Have you ever seen a movie or TV show in which (1) a character appears on screen, (2) the picture jump-cuts to another character, and then (3) the picture returns to the first character, whose position, pose, expression, temperament, or even outfit doesn't match that of the first shot? Then you've seen a poor performance of matching theatre. Not only does this fail to engage an audience, it all too often disengages them by focusing on how (poorly) the work was performed. The same potential for mismatching exists in many business processes, particularly when mass producers partition work into functional silos—vertical slices of activities that often do not quite fit together. Companies that embrace Continuous Improvement (or Lean Production) business models solve this problem by focusing horizontally, via matching theatre, on linking work activities into one seamless process.
While directors of matching theatre, as in p
latform theatre, generally start with a fully written script, it is the rare production in which the process of filming does not change the script, often significantly. Actually, such changes always occur. Why? It's because the actual filming reveals the flaws in a script, just as the actual production of any economic offering—commodity, good, service, or experience—reveals flaws in the codified processes followed to create it. So scripts in matching theatre are always dynamic, sometimes via wholesale corrections and revisions and at other times through real-time adjustments. (Script changes occur in platform theatre as well, but only during the development process, before production begins. As in Mass Production, workers are not allowed to make script changes on the fly.) And as in Continuous Improvement, all parties involved focus on the highest-quality outcome by getting better and better at their work activities, generating value from something improved.
Workers should thus employ matching theatre whenever they strive to improve the quality of the same basic outcomes. “Workers” includes marketing managers (as opposed to the advertising agencies they hire, who should use improv techniques to generate new campaigns), counter personnel at fast-food restaurants (as opposed to those in the kitchen, where platform theatre may be most appropriate), and retail shelf stockers (as opposed to sales associates, who should use street performance skills). Not to mention flight attendants greeting and sending off passengers and repeating the same salutations over and over, without conviction.
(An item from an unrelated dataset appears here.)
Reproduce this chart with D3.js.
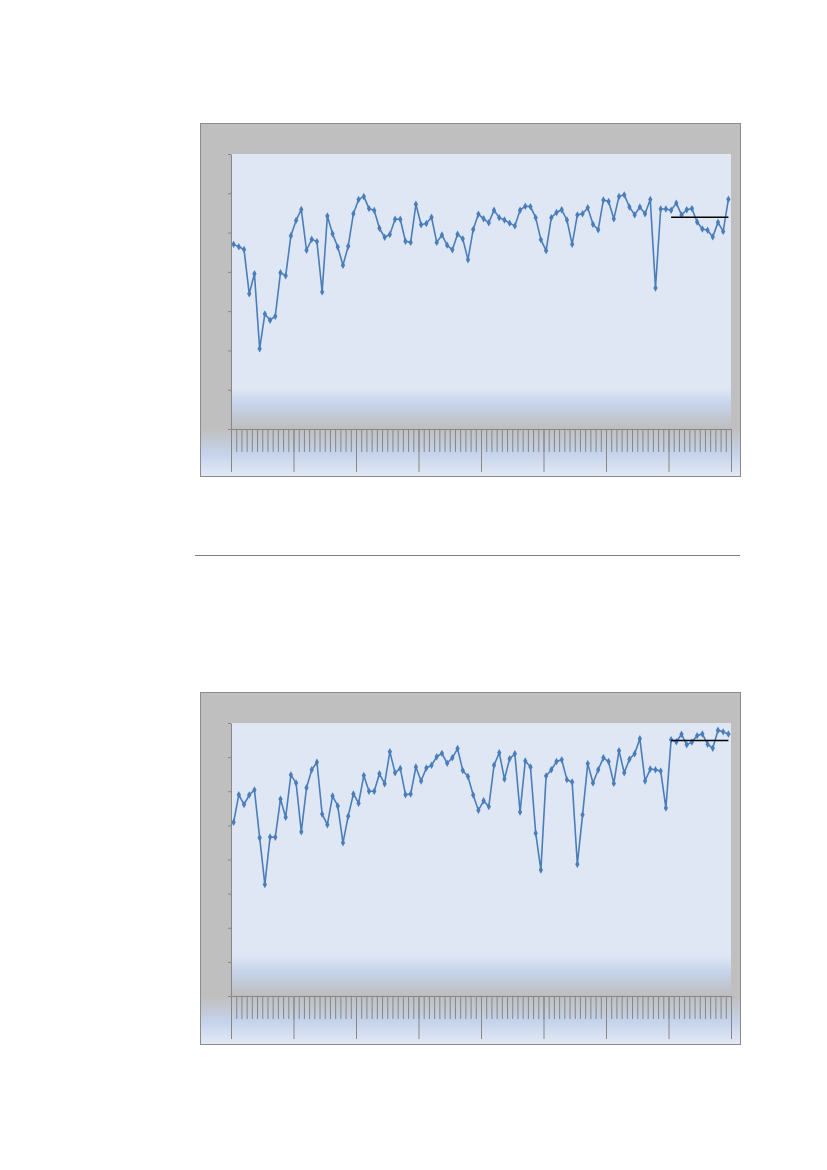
<!DOCTYPE html>
<html>
<head>
<meta charset="utf-8">
<script src="https://cdn.jsdelivr.net/npm/d3@7"></script>
<style>
    body { margin: 0; background: #fff; }
    svg { display: block; }
    .frame { fill: url(#chartBg); stroke: #8c8c8c; stroke-width: 1; }
    .plot { fill: url(#plotBg); }
    .axis path, .axis line { stroke: #878787; }
    .series { fill: none; stroke: #4a7ebb; stroke-width: 1.6; stroke-linejoin: round; }
    .marker { fill: #4a7ebb; }
    .avg { stroke: #000; stroke-width: 1.5; }
</style>
</head>
<body>
<div id="chart"></div>
<script>
// 96 monthly categories (8 years), no labels shown on the axis
var months = d3.range(96).map(function(i){ return 'm' + i; });
var yearStarts = [0, 12, 24, 36, 48, 60, 72, 84, 96];

var series1 = [47.0, 46.4, 45.7, 34.4, 39.5, 20.4, 29.3, 27.7, 28.7, 39.8, 39.0, 49.2,
               53.1, 55.9, 45.5, 48.3, 47.7, 34.9, 54.2, 49.7, 46.3, 41.7, 46.5, 54.8,
               58.4, 59.2, 56.1, 55.6, 51.1, 48.8, 49.5, 53.4, 53.4, 47.8, 47.5, 57.2,
               52.0, 52.3, 53.9, 47.5, 49.4, 46.8, 45.6, 49.6, 48.4, 43.1, 50.8, 54.7,
               53.5, 52.5, 55.7, 53.8, 53.2, 52.4, 51.7, 55.7, 56.7, 56.6, 53.8, 48.2,
               45.4, 53.8, 55.1, 55.8, 53.2, 47.0, 54.5, 54.8, 56.3, 52.1, 50.7, 58.3,
               57.9, 53.5, 59.2, 59.6, 56.5, 54.5, 56.5, 54.8, 58.4, 35.9, 56.0, 56.0,
               55.7, 57.5, 54.5, 55.8, 56.1, 52.7, 50.9, 50.6, 48.9, 52.6, 50.3, 58.5];
var avg1 = 53.9;
var ticks1 = [0, 10, 20, 30, 40, 50, 60, 70];

var series2 = [50.9, 59.0, 56.1, 58.9, 60.4, 46.4, 32.7, 46.6, 46.5, 57.7, 52.4, 64.8,
               62.4, 48.1, 61.0, 66.3, 68.5, 53.3, 50.2, 58.6, 55.7, 44.9, 52.7, 59.2,
               56.5, 64.6, 60.0, 60.0, 65.1, 62.2, 71.6, 65.4, 66.7, 59.0, 59.2, 67.1,
               63.0, 66.8, 67.6, 70.1, 71.1, 68.2, 69.8, 72.5, 66.1, 64.3, 58.9, 54.4,
               57.2, 55.5, 67.6, 71.3, 63.6, 69.5, 71.0, 53.9, 68.9, 67.1, 47.7, 36.9,
               64.5, 66.3, 68.7, 69.2, 63.4, 62.7, 38.6, 53.1, 68.1, 62.4, 66.3, 69.8,
               68.7, 62.3, 71.9, 65.4, 69.4, 71.0, 75.4, 63.0, 66.5, 66.3, 65.9, 55.1,
               75.1, 74.5, 76.7, 73.6, 74.4, 76.3, 76.8, 73.8, 72.6, 77.9, 77.4, 76.8];
var avg2 = 74.9;
var ticks2 = [0, 10, 20, 30, 40, 50, 60, 70, 80];

var W = 827, H = 1170;
var svg = d3.select('#chart').append('svg')
    .attr('width', W)
    .attr('height', H);

// background gradients (grey frame fading to blue at the bottom, blue plot fading to grey)
var defs = svg.append('defs');
var g1 = defs.append('linearGradient').attr('id', 'chartBg')
    .attr('x1', 0).attr('y1', 0).attr('x2', 0).attr('y2', 1);
g1.append('stop').attr('offset', 0).attr('stop-color', '#bfbfbf');
g1.append('stop').attr('offset', 0.865).attr('stop-color', '#bfbfbf');
g1.append('stop').attr('offset', 0.935).attr('stop-color', '#c5d3eb');
g1.append('stop').attr('offset', 1).attr('stop-color', '#e3eaf5');
var g2 = defs.append('linearGradient').attr('id', 'plotBg')
    .attr('x1', 0).attr('y1', 0).attr('x2', 0).attr('y2', 1);
g2.append('stop').attr('offset', 0).attr('stop-color', '#dfe7f4');
g2.append('stop').attr('offset', 0.85).attr('stop-color', '#dfe7f4');
g2.append('stop').attr('offset', 0.91).attr('stop-color', '#c6d4eb');
g2.append('stop').attr('offset', 1).attr('stop-color', '#bdbdbd');

function drawPanel(opt) {
    var g = svg.append('g');

    g.append('rect').attr('class', 'frame')
        .attr('x', 200.5).attr('y', opt.top + 0.5)
        .attr('width', 540).attr('height', opt.boxH);

    var plotTop = opt.top + 31;
    var plotBottom = plotTop + opt.plotH;
    var left = 231, right = 731;

    g.append('rect').attr('class', 'plot')
        .attr('x', left).attr('y', plotTop)
        .attr('width', right - left).attr('height', opt.plotH);

    var x = d3.scaleBand().domain(months).range([left, right]).padding(0);
    var xi = d3.scaleLinear().domain([0, months.length]).range([left, right]);
    var y = d3.scaleLinear().domain([0, d3.max(opt.ticks)]).range([plotBottom, plotTop]);

    // y axis
    g.append('g').attr('class', 'axis')
        .attr('transform', 'translate(' + left + ',0)')
        .call(d3.axisLeft(y).tickValues(opt.ticks).tickSize(3).tickSizeOuter(0).tickFormat(''));

    // x axis: minor tick per month, long tick per year
    g.append('g').attr('class', 'axis')
        .attr('transform', 'translate(0,' + plotBottom + ')')
        .call(d3.axisBottom(xi).tickValues(d3.range(0, months.length + 1)).tickSize(23).tickSizeOuter(0).tickFormat(''));
    g.append('g').attr('class', 'axis')
        .attr('transform', 'translate(0,' + plotBottom + ')')
        .call(d3.axisBottom(xi).tickValues(yearStarts).tickSize(43).tickSizeOuter(0).tickFormat(''))
        .select('.domain').remove();

    var cx = function(d, i){ return x(months[i]) + x.bandwidth() / 2; };

    var line = d3.line()
        .x(cx)
        .y(function(d){ return y(d); });

    g.append('path').attr('class', 'series')
        .attr('d', line(opt.values));

    g.selectAll('path.marker')
        .data(opt.values)
        .enter()
        .append('path')
        .attr('class', 'marker')
        .attr('transform', function(d, i){ return 'translate(' + cx(d, i) + ',' + y(d) + ')'; })
        .attr('d', d3.symbol().type(d3.symbolDiamond).size(16));

    // average of the last year
    g.append('line').attr('class', 'avg')
        .attr('x1', cx(null, 84)).attr('x2', cx(null, 95))
        .attr('y1', y(opt.avg)).attr('y2', y(opt.avg));
}

drawPanel({ top: 123, boxH: 353, plotH: 275, values: series1, avg: avg1, ticks: ticks1 });

// separator rule between the two charts
svg.append('line')
    .attr('x1', 195).attr('x2', 740)
    .attr('y1', 555.5).attr('y2', 555.5)
    .attr('stroke', '#7f7f7f').attr('stroke-width', 1);

drawPanel({ top: 692, boxH: 352, plotH: 273, values: series2, avg: avg2, ticks: ticks2 });
</script>
</body>
</html>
At a higher level, companies should embrace the techniques of matching theatre whenever the same customers interact with that company—often with the same workers—over and over again. Here, work must be matched across time. Consider a sales representative calling on the same customer on a periodic basis. What occurs during a visit should match the impressions left during the previous visit as well as match episodes to be performed in future visits. If, for example, sales reps want to give prospects the impression that they are professional, qualified, knowledgeable, and helpful, then every visit must reinforce at least one—preferably all—of these impressions, while no visit should contradict them.